Sempre fui uma noctívaga.
Agora que o dia adormece e me obriga a deitar com ele, é que eu irrompia pela madrugada adentro, inspirando-me na companhia da música, da escrita e dos meus pensamentos.
Deixem-me estar! Não me perturbem! Preciso deste bocadinho de tempo para reflectir, repensar a caminhada do dia que finda e preparar o percurso que se inicia em cada nova alvorada.
Neste momento só meu, cabem todos os sentimentos, todas as lembranças, todos os projectos, alguns, eternamente, projectos e, essencialmente, a voz da razão, maturada pela experiência de vida.
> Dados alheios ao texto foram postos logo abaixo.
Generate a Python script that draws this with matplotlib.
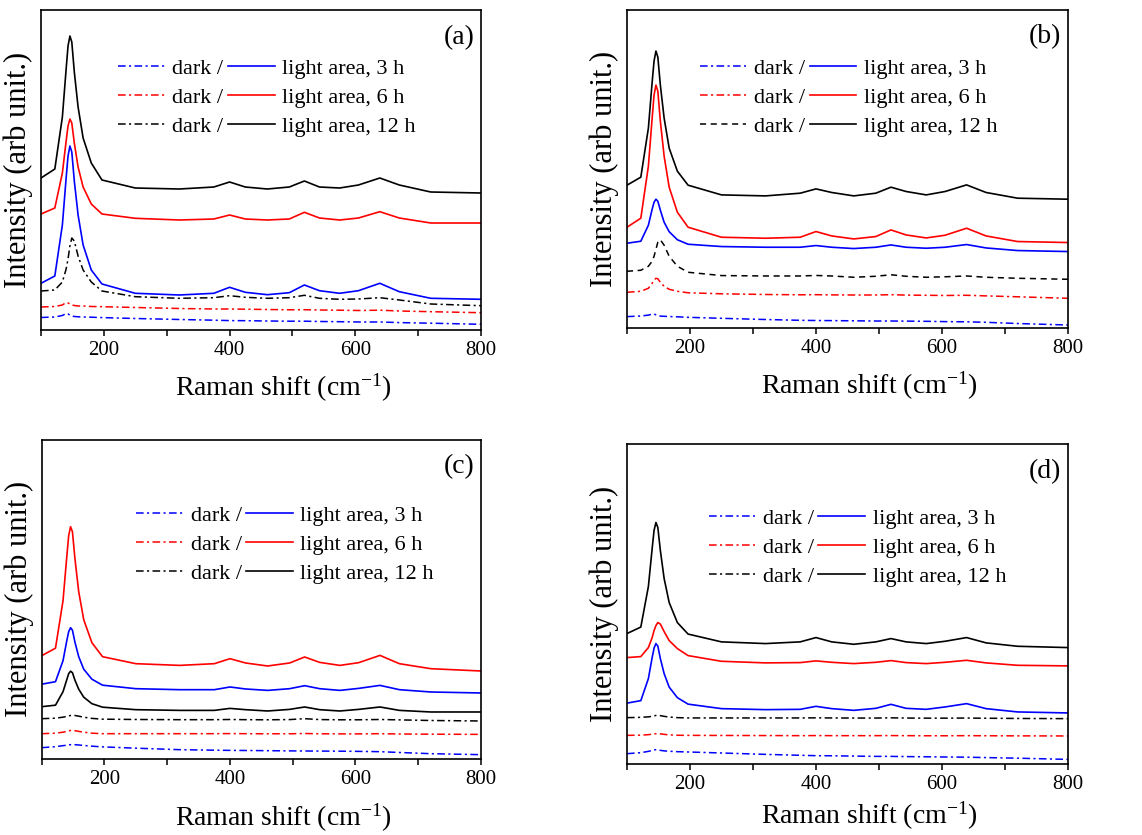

É ela que me faz perceber quão ténue ou distante pode ser a fronteira que separa o querer do poder.
Que venha então a noite, que desça sobre mim, me cubra com o seu manto lúcido e aconchegante e me envolva nos seus longos braços, sábios e conselheiros.


segunda-feira, 5 de novembro de 2012

Bizarrices ou talvez não


Hoje, divagarei ao sabor de algumas notícias que retive ao longo do dia. Talvez pelas bizarrices que encerrassem me tenham soado mais forte e as recorde agora.
Logo de manhã, a Antena 1 proclamava, em tom crítico, que nem com Vercauteren o Sporting conseguia quebrar este tsunami de adversidade que parece inundar Alvalade e, por fim vencer um jogo. Nem uma semana como treinador o senhor ainda tem e já queriam milagres? É, no mínimo, surreal.
De seguida, alguém, ligado a uma associação relacionada com os sargentos das Forças Armadas, mostrava a sua indignação pelo facto dos militares deixarem de ter isenção – eu diria antes descontos - nos transportes públicos.
Pergunto: mas por que razão sempre o tiveram? Não são cidadãos como todos os outros?
Portugal é um país estruturalmente débil para tantas mordomias e benesses incompreensíveis.
Entretanto, de madrugada, enquanto dormirmos, os americanos decidem sobre o destino da sua nação com a eleição do Presidente.
O processo eleitoral no “Novo Mundo” diverge do utilizado no nosso país. É caso para dizer “Complicados estes americanos! “
Com o colégio eleitoral ou com o voto directo, os meus sonhos, antevêem uma vitória – suada, renhida - do candidato Obama, ainda mais, agora que o nosso CR7 lhe manifestou, publicamente, o seu apoio!
De divagação em divagação, consigo imaginar o ar estupefacto com que terão ficado os larápios que roubaram uma carrinha funerária com “brinde” dentro.
E que reflectir do sentido fraterno do pároco de Travanca ao dispensar um catequista por este tossir muito?
Meras notícias de um dia normalíssimo em pleno século XXI.